▶ Input data:

◇ ◇ ◇ ◇ ◇

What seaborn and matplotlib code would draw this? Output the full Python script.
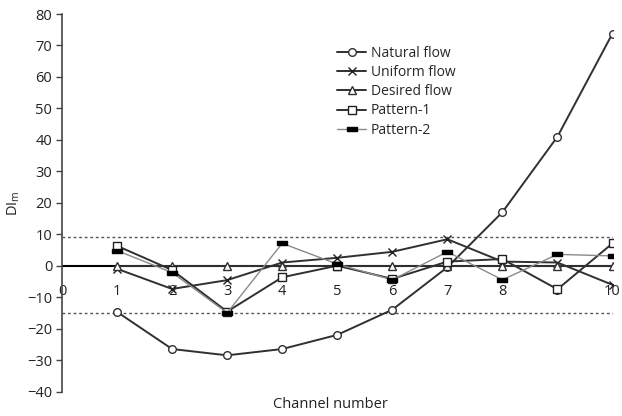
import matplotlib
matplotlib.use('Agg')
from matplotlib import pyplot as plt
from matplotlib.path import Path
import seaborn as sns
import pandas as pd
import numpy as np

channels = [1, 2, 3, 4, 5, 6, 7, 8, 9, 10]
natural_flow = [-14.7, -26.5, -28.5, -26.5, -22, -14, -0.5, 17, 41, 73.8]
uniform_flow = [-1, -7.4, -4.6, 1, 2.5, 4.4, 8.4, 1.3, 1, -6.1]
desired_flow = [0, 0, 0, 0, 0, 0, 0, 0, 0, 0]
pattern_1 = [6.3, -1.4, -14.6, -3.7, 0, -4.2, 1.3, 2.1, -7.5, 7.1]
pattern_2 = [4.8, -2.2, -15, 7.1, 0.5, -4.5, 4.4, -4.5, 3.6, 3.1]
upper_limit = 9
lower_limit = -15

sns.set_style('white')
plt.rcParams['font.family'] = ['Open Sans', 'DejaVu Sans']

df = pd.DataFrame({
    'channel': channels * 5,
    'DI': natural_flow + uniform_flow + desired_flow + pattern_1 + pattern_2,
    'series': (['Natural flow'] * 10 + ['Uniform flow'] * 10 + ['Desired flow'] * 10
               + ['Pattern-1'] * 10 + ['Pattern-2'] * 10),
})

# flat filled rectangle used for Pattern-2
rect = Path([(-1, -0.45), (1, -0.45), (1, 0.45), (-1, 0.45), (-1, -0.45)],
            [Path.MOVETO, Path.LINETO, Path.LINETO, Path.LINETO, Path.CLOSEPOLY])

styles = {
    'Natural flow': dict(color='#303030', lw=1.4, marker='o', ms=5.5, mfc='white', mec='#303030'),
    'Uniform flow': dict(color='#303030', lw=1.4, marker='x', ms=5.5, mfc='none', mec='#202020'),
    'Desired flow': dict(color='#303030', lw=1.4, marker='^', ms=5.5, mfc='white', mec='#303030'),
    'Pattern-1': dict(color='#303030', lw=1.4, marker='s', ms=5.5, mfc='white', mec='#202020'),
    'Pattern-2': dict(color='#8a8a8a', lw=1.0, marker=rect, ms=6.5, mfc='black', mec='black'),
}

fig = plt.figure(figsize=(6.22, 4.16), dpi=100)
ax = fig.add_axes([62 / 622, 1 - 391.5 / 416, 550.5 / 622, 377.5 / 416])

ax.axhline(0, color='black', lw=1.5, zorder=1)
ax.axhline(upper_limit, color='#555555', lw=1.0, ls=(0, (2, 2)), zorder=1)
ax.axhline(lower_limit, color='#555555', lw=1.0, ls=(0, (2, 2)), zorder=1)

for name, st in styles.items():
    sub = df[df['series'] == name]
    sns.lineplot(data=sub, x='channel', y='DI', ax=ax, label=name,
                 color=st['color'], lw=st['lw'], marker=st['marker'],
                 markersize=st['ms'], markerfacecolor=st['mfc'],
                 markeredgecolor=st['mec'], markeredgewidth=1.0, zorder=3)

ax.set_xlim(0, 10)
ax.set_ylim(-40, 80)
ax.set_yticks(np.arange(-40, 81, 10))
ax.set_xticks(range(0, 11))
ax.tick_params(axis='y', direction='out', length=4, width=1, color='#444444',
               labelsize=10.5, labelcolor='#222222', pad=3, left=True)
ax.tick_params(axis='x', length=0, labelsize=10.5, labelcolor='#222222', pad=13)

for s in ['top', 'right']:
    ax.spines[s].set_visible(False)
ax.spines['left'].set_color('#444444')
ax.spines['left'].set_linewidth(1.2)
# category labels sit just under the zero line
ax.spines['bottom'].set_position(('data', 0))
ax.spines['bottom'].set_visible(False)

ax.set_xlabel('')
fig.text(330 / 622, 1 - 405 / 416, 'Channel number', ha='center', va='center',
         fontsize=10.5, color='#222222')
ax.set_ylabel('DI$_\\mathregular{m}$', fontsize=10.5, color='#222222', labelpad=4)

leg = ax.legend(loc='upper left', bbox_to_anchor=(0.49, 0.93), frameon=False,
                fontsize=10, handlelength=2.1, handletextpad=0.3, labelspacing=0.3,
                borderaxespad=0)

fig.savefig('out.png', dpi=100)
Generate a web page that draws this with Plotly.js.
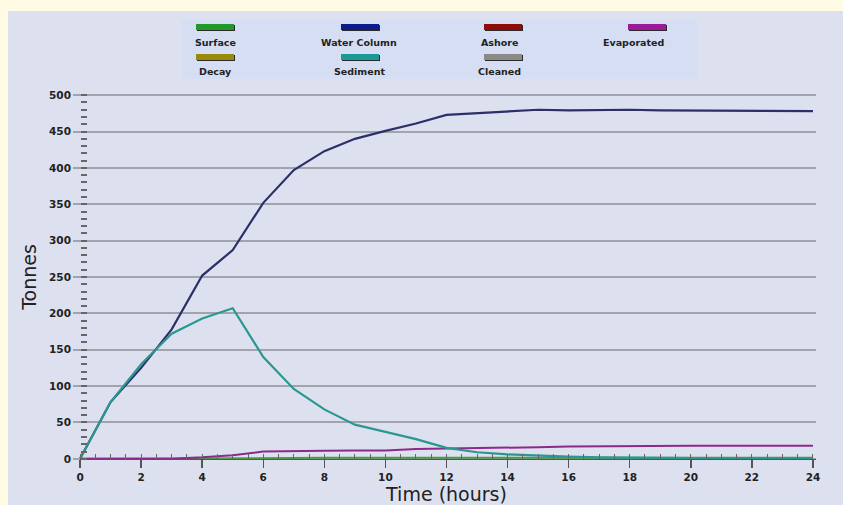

◇ ◇ ◇ ◇ ◇

▶ Problem to solve:
Skip the pictures, please, and transcribe only the lines from the beginning of the material through the one that contains "import numpy as np".

▶ Task result:
What seaborn and matplotlib code would draw this? Output the full Python script.
import matplotlib
matplotlib.use('Agg')
from matplotlib import pyplot as plt
from matplotlib.path import Path
import seaborn as sns
import pandas as pd
import numpy as np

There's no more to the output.